Aside from the opportunities that they offer, SBA backed loans are known for their challenging approval process which includes long waits, lots of paper work, and strict requirements. But, recent legislation has made that application process a bit easier for small business borrowers while giving banks more flexibility in the way they structure their loans.
The new legislation will primarily affect the SBA’s flagship 7(a) and 504 loan programs. The 7(a) loan is typically used to establish a new business or to assist in the acquisition, operation, or expansion of an existing business. In this case a bank provides all of the financing, while the SBA guarantees to pay a portion of the loan should the borrower default. The 504 loans are intended for the purchase of land, including existing buildings, renovations and improvements to the property, the construction of new facilities, and the purchase of long-term machinery and equipment. They typically involve financing split between a bank and a Certified Development Company (CDC).

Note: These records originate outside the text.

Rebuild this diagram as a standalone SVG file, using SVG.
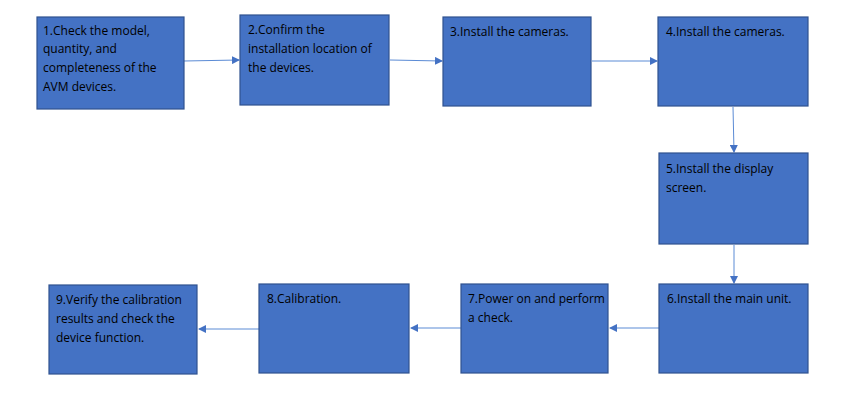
<svg xmlns="http://www.w3.org/2000/svg" width="860" height="403" viewBox="0 0 860 403">
<style>
.b{fill:#4472C4;stroke:#2F528F;stroke-width:1.2}
.t{font-family:"Open Sans","Liberation Sans",sans-serif;font-size:12px;fill:#000}
.c{stroke:#5B8BD5;stroke-width:1;fill:none;marker-end:url(#a)}
</style>
<defs><marker id="a" markerWidth="8" markerHeight="8" refX="7" refY="4" orient="auto" markerUnits="userSpaceOnUse"><path d="M0,0 L8,4 L0,8 Z" fill="#4472C4"/></marker></defs>
<rect width="860" height="403" fill="#fff"/>
<g id="connectors">
<path class="c" d="M184,61 L239,60"/>
<path class="c" d="M390,60 L442,61"/>
<path class="c" d="M592,61 L657,61"/>
<path class="c" d="M733,107 L734,152"/>
<path class="c" d="M734,245 L734,283"/>
<path class="c" d="M659,328 L610,328"/>
<path class="c" d="M461,328 L411,328"/>
<path class="c" d="M259,329 L199,329"/>
</g>
<g id="n1"><rect class="b" x="37" y="17" width="147" height="92"/><text class="t" x="43" y="35">1.Check the model,</text><text class="t" x="43" y="53">quantity, and</text><text class="t" x="43" y="72">completeness of the</text><text class="t" x="43" y="91">AVM devices.</text></g>
<g id="n2"><rect class="b" x="240" y="15" width="149" height="90"/><text class="t" x="248" y="34">2.Confirm the</text><text class="t" x="248" y="53">installation location of</text><text class="t" x="248" y="72">the devices.</text></g>
<g id="n3"><rect class="b" x="443" y="17" width="148" height="89"/><text class="t" x="450" y="36">3.Install the cameras.</text></g>
<g id="n4"><rect class="b" x="658" y="17" width="150" height="89"/><text class="t" x="666" y="36">4.Install the cameras.</text></g>
<g id="n5"><rect class="b" x="659" y="153" width="149" height="91"/><text class="t" x="666" y="173">5.Install the display</text><text class="t" x="666" y="192">screen.</text></g>
<g id="n6"><rect class="b" x="659" y="284" width="149" height="89"/><text class="t" x="667" y="303">6.Install the main unit.</text></g>
<g id="n7"><rect class="b" x="461" y="284" width="147" height="89"/><text class="t" x="468" y="303">7.Power on and perform</text><text class="t" x="468" y="322">a check.</text></g>
<g id="n8"><rect class="b" x="259" y="284" width="150" height="89"/><text class="t" x="267" y="303">8.Calibration.</text></g>
<g id="n9"><rect class="b" x="49" y="285" width="148" height="89"/><text class="t" x="56" y="304">9.Verify the calibration</text><text class="t" x="56" y="323">results and check the</text><text class="t" x="56" y="342">device function.</text></g>
</svg>
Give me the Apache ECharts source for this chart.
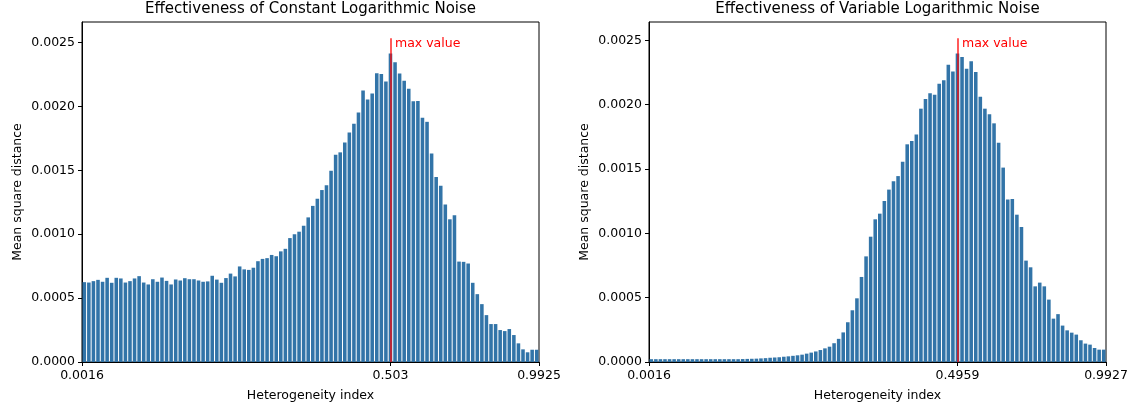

So what exactly got changed? Here is a brief rundown:
Good bye wealth test. Up until now, the SBA required loan applicants to report their personal wealth and assets, so that lenders could avoid financing those who have plenty of financial resources at their disposal. But since many technically wealthy business owners still have difficulty securing financing, it’s being pushed aside. In short, it means a little less paper work for small business applicants.
The removal of collateral limits. Under the 504 program, lending banks could only use the financed equipment or property as collateral on the loan. Now, business owners can tap into other forms of collateral, such as physical assets or future revenues, to secure a 504 loan. This change could help business borrowers secure better terms and lower interest rates.
More leeway with project expenses. With the 504 program, borrowers could only include project expenses that were incurred no more than nine months before they sent their loan application to the SBA. So, for example, if you purchased permits to build or renovate a new property a year before securing a 504 loan, the money could not be used to cover that expense. Now, if an expense is tied to the project for which a company secured the 504 loan, the funds can be used to cover it, regardless of when it was incurred.
In short, the SBA loan approval process will continue to be lengthy and cumbersome, but these changes will at least lighten the load a bit.